I wake with a start. Check the time. 9.30 - everyone's still flat out. Grab my bikini and creep quietly into the bathroom. Change and find a towel. Creep to the door and pull the curtains. Pitch black. Oops. Must have read the clock on the oven wrong, it's in fact 03.30. Back to bed. Phone rings. My sister. 0930 in England, 0530 here. Bots stir. By 0600 we are all four in the sea classifying waves and I am teaching my children which waves to look for to body surf. We are the only people in the world. The sea is turquoise, the sand silver. There is a coconut floating just past the breakers. Edward and I very much hope that it is a coconut; he has been stuck into Patricia Cornwell for ten hours and there is some hair on it and a shadow in the sea. I take the bots for breakfast and hope nobody reports a body.
We have a mad day; friends turn up, and friends of friends. The bots are by turns exhausted and charming. We go to the Prime Minister's Residence for a Carol Service by candlelight. The music is fabulous, including some bloke from Broadway who lives here and leads us in some spine-tingling arrangements of familiar carols.

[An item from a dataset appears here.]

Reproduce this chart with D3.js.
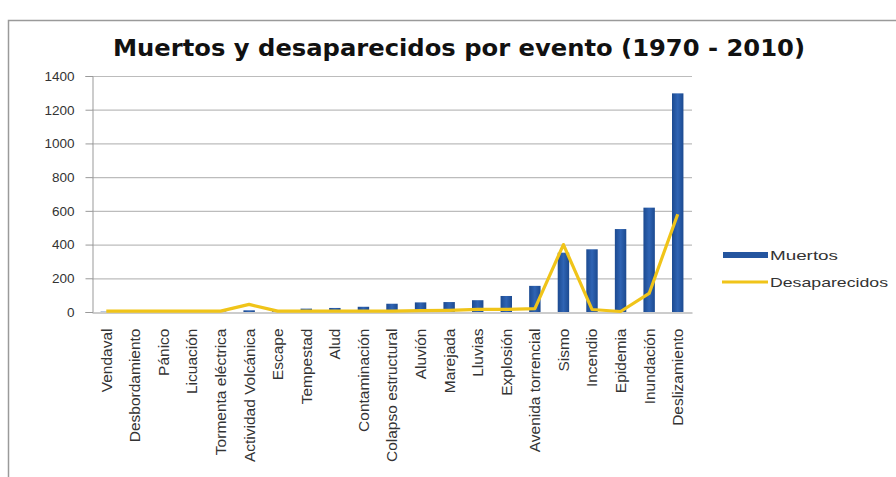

I kiss and hug people I haven't seen in 30 years; the bots grow tired of being told how much they look like me, and fall asleep on a rug. All around us everyone holds candles and sings; we get up and dance to contagious music; steel bands, moving lyrics, totally engaged audience. Frogs sing and the night is headily scented. I don't know what time it is and I don't care. Tomorrow we'll find our watches and eat proper meals. I will carry my children to breakfast, lunch and dinner. I will carry them to sunscreen and water stations. I will carry them to swimming and sunbathing. And while the hotel band plays carols with a soca beat, I will carry myself back 30 years on a beach fringed with casurina, sea grape and palm trees almost horizontal to the white sand. It's good to be back.